**Supplied material:**
----------

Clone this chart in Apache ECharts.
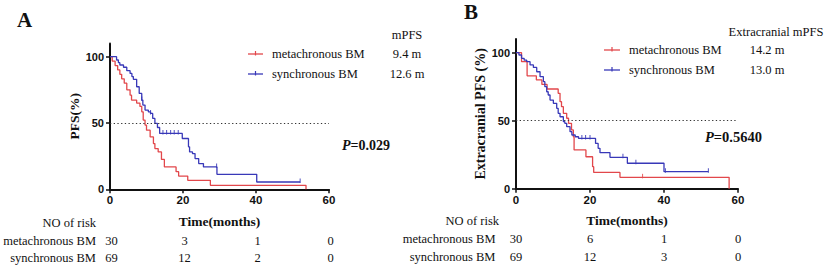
<!DOCTYPE html>
<html><head><meta charset="utf-8">
<script src="https://cdn.jsdelivr.net/npm/echarts@6/dist/echarts.min.js"></script>
<style>html,body{margin:0;padding:0;background:#fff}#c{width:824px;height:265px}</style>
</head><body><div id="c"></div>
<script>
// ---------------- data ----------------
const groups = ['metachronous BM', 'synchronous BM'];
const panelLabels = ['A', 'B'];
const yTitles = ['PFS(%)', 'Extracranial PFS (%)'];
const xTitle = 'Time(months)';
const xTicks = [0, 20, 40, 60];
const yTicks = [0, 50, 100];

// Panel A – PFS
const aMetaT = [0, 0.6, 1.4, 2.1, 2.7, 3.2, 3.9, 4.6, 5.5, 5.9, 7.3, 8.2, 8.7, 9.1, 9.6, 10.0, 11.0, 11.9, 12.3, 13.2, 14.1, 14.9, 18.1, 18.8, 21.3, 27.5, 53.7];
const aMetaS = [100, 96.7, 93.3, 90, 86.7, 83.3, 80, 75, 71, 67.3, 65, 62.5, 58.4, 52.2, 48.4, 44.6, 39.5, 34.5, 30.7, 28.2, 22.5, 16.9, 13.3, 10, 6.8, 3.0, 0];
const aSynT = [0, 1.8, 2.3, 2.7, 3.7, 4.6, 5.5, 6.0, 6.4, 7.3, 8.0, 8.7, 9.0, 9.6, 10.5, 11.1, 11.7, 12.3, 13.0, 13.6, 19.8, 21.5, 21.8, 22.6, 23.3, 24.3, 25.6, 29.3, 40.2, 52.1];
const aSynS = [100, 97.5, 95.5, 93.7, 92, 89.4, 87.4, 85, 82.9, 77.3, 72.3, 67.3, 63.5, 59.7, 58.4, 57.2, 53.4, 49.7, 46.6, 42.1, 38.3, 32, 28.2, 26.9, 23.2, 19.4, 16.9, 11.3, 5.5, 5.5];
const aSynCensT = [8.7, 11.1, 14.5, 15.5, 16.6, 17.6, 18.7, 29.2, 52.1];
const aSynCensS = [67.3, 57.2, 42.1, 42.1, 42.1, 42.1, 42.1, 16.9, 5.5];
const mpfsA = ['9.4 m', '12.6 m'];
const pA = '0.029';
const riskA = [[30, 3, 1, 0], [69, 12, 2, 0]];

// Panel B – Extracranial PFS
const bMetaT = [0, 1.5, 3.0, 5.5, 7.0, 8.4, 11.4, 11.9, 12.3, 12.8, 13.7, 14.2, 15.0, 15.5, 15.7, 18.9, 20.7, 21.0, 28.1, 57.6];
const bMetaS = [100, 93.4, 83.0, 80, 76.7, 73.3, 70.1, 64, 60.3, 55.4, 51.8, 48.1, 43.2, 38.2, 28.5, 23.5, 16.2, 12.0, 8.4, 0];
const bMetaCensT = [34.2];
const bMetaCensS = [8.4];
const bSynT = [0, 0.8, 1.5, 2.2, 2.9, 3.8, 4.7, 5.6, 6.5, 7.4, 7.8, 8.3, 8.7, 9.2, 10.1, 11.0, 11.4, 11.9, 12.8, 13.2, 13.7, 14.6, 15.1, 16.0, 16.9, 21.5, 22.2, 22.7, 25.4, 30.1, 40.0, 52.0];
const bSynS = [100, 98.3, 95.9, 94.5, 93.4, 91, 89.2, 86, 82.4, 78.7, 75, 71.3, 68.9, 65.2, 62.8, 59.1, 55.4, 52.9, 49.3, 48.1, 45.6, 41.9, 39.5, 38.2, 37, 33.3, 29.7, 26.5, 23.1, 18.7, 12.5, 12.5];
const bSynCensT = [17.8, 18.8, 20.0, 28.9, 32.4, 40.4, 52.0];
const bSynCensS = [37, 37, 37, 23.1, 18.7, 12.5, 12.5];
const mpfsB = ['14.2 m', '13.0 m'];
const pB = '0.5640';
const riskB = [[30, 6, 1, 0], [69, 12, 3, 0]];

const mpfsHeaders = ['mPFS', 'Extracranial mPFS'];
const riskHeader = 'NO of risk';

// ---------------- styling ----------------
const RED = '#e2474b', BLUE = '#3838b8', INK = '#111';
const SERIF = 'Liberation Serif';
const SANS = 'Liberation Sans';
const zip = (t, s) => t.map((v, i) => [v, s[i]]);

const chart = echarts.init(document.getElementById('c'), null, {renderer: 'svg', width: 824, height: 265});

function xAx(gi) {
  return {
    type: 'value', gridIndex: gi, min: 0, max: 60, interval: 20,
    name: xTitle, nameLocation: 'middle', nameGap: 25,
    nameTextStyle: {fontFamily: SERIF, fontWeight: 'bold', fontSize: 13.5, color: INK},
    axisLine: {onZero: false, lineStyle: {color: INK, width: 2}},
    axisTick: {length: 4, lineStyle: {color: INK, width: 1.5}},
    axisLabel: {fontFamily: SANS, fontWeight: 'bold', fontSize: 11.5, color: INK, margin: 5},
    splitLine: {show: false}
  };
}
function yAx(gi) {
  return {
    type: 'value', gridIndex: gi, min: 0, max: 110, interval: 50,
    name: yTitles[gi], nameLocation: 'middle', nameGap: 28, nameRotate: 90,
    nameTextStyle: {fontFamily: SERIF, fontWeight: 'bold', fontSize: gi === 0 ? 13.5 : 14, color: INK},
    axisLine: {show: true, onZero: false, lineStyle: {color: INK, width: 2}},
    axisTick: {show: true, length: 4, customValues: yTicks, lineStyle: {color: INK, width: 1.5}},
    axisLabel: {customValues: yTicks, fontFamily: SANS, fontWeight: 'bold', fontSize: 11, color: INK, margin: 6},
    splitLine: {show: false}
  };
}
function km(gi, name, t, s, color, withRef) {
  const o = {
    type: 'line', name, xAxisIndex: gi, yAxisIndex: gi, step: 'end', symbol: 'none',
    data: zip(t, s), lineStyle: {color, width: 1.3}, itemStyle: {color}, silent: true, z: 3
  };
  if (withRef) {
    o.markLine = {silent: true, symbol: 'none', label: {show: false},
      lineStyle: {type: [1.3, 2.4], color: '#333', width: 1}, data: [{yAxis: 50}]};
  }
  return o;
}
function cens(gi, t, s, color) {
  return {type: 'scatter', xAxisIndex: gi, yAxisIndex: gi, symbol: 'rect', symbolSize: [1.1, 4.5],
    symbolOffset: [0, -1.2], data: zip(t, s), itemStyle: {color}, silent: true, z: 4};
}

chart.setOption({
  animation: false,
  backgroundColor: '#fff',
  grid: [
    {left: 110, top: 43.4, width: 219, height: 145.9},
    {left: 516, top: 39.1, width: 222, height: 149.6}
  ],
  xAxis: [xAx(0), xAx(1)],
  yAxis: [yAx(0), yAx(1)],
  series: [
    km(0, groups[0], aMetaT, aMetaS, RED, true),
    km(0, groups[1], aSynT, aSynS, BLUE, false),
    cens(0, aSynCensT, aSynCensS, BLUE),
    km(1, groups[0], bMetaT, bMetaS, RED, true),
    km(1, groups[1], bSynT, bSynS, BLUE, false),
    cens(1, bMetaCensT, bMetaCensS, RED),
    cens(1, bSynCensT, bSynCensS, BLUE)
  ]
});

// ---------------- annotations ----------------
function txt(x, y, text, size, align, bold) {
  return {type: 'text', silent: true, style: {
    x, y, text, fontFamily: SERIF, fontSize: size, fontWeight: bold ? 'bold' : 'normal',
    fill: INK, align: align || 'left', verticalAlign: 'middle',
    textAlign: align || 'left', textVerticalAlign: 'middle'}};
}
function pText(x, y, val, size) {
  return {type: 'text', silent: true, style: {
    x, y, text: '{i|P}{b|=' + val + '}', align: 'left', verticalAlign: 'middle',
    textAlign: 'left', textVerticalAlign: 'middle',
    rich: {
      i: {fontFamily: SERIF, fontSize: size, fontWeight: 'bold', fontStyle: 'italic', fill: INK},
      b: {fontFamily: SERIF, fontSize: size, fontWeight: 'bold', fill: INK}
    }}};
}
const FS = 12.5;
function legendItem(x1, x2, y, color, label, tx) {
  return [
    {type: 'line', silent: true, shape: {x1, y1: y, x2, y2: y}, style: {stroke: color, lineWidth: 1.3}},
    {type: 'line', silent: true, shape: {x1: (x1 + x2) / 2, y1: y - 3, x2: (x1 + x2) / 2, y2: y + 1.5}, style: {stroke: color, lineWidth: 1.2}},
    txt(tx, y, label, FS, 'left')
  ];
}
const px = (gi, t) => chart.convertToPixel({gridIndex: gi}, [t, 0])[0];

const g = [];
g.push(txt(24.5, 20, panelLabels[0], 21, 'center', true));
g.push(txt(471, 12, panelLabels[1], 21, 'center', true));
g.push(...legendItem(248, 263, 54, RED, groups[0], 272));
g.push(...legendItem(248, 263, 74, BLUE, groups[1], 272));
g.push(...legendItem(604, 620, 50, RED, groups[0], 629));
g.push(...legendItem(604, 620, 70, BLUE, groups[1], 629));
g.push(txt(407, 35, mpfsHeaders[0], FS, 'center'));
g.push(txt(407, 54, mpfsA[0], FS, 'center'));
g.push(txt(407, 74, mpfsA[1], FS, 'center'));
g.push(txt(776, 32, mpfsHeaders[1], FS, 'center'));
g.push(txt(767, 50, mpfsB[0], FS, 'center'));
g.push(txt(767, 70, mpfsB[1], FS, 'center'));
g.push(pText(342, 145, pA, 14));
g.push(pText(705, 137, pB, 14.5));
g.push(txt(96, 223, riskHeader, FS, 'right'));
g.push(txt(96, 241, groups[0], FS, 'right'));
g.push(txt(96, 257.5, groups[1], FS, 'right'));
g.push(txt(499, 220.5, riskHeader, FS, 'right'));
g.push(txt(495.5, 238.5, groups[0], FS, 'right'));
g.push(txt(495.5, 256.5, groups[1], FS, 'right'));
xTicks.forEach((t, i) => {
  g.push(txt(px(0, t) + 1.5, 241, String(riskA[0][i]), FS, 'center'));
  g.push(txt(px(0, t) + 1.5, 257.5, String(riskA[1][i]), FS, 'center'));
  g.push(txt(px(1, t), 238.5, String(riskB[0][i]), FS, 'center'));
  g.push(txt(px(1, t), 256.5, String(riskB[1][i]), FS, 'center'));
});
chart.setOption({graphic: g});
</script></body></html>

----------

**Your instructions:** Starting at the first line of the material, output exactly the lines up to and including the one with "const yTicks = [0, 50, 100];". Do not include the pictures.

**Result for this exercise:**
Clone this chart in Apache ECharts.
<!DOCTYPE html>
<html><head><meta charset="utf-8">
<script src="https://cdn.jsdelivr.net/npm/echarts@6/dist/echarts.min.js"></script>
<style>html,body{margin:0;padding:0;background:#fff}#c{width:824px;height:265px}</style>
</head><body><div id="c"></div>
<script>
// ---------------- data ----------------
const groups = ['metachronous BM', 'synchronous BM'];
const panelLabels = ['A', 'B'];
const yTitles = ['PFS(%)', 'Extracranial PFS (%)'];
const xTitle = 'Time(months)';
const xTicks = [0, 20, 40, 60];
const yTicks = [0, 50, 100];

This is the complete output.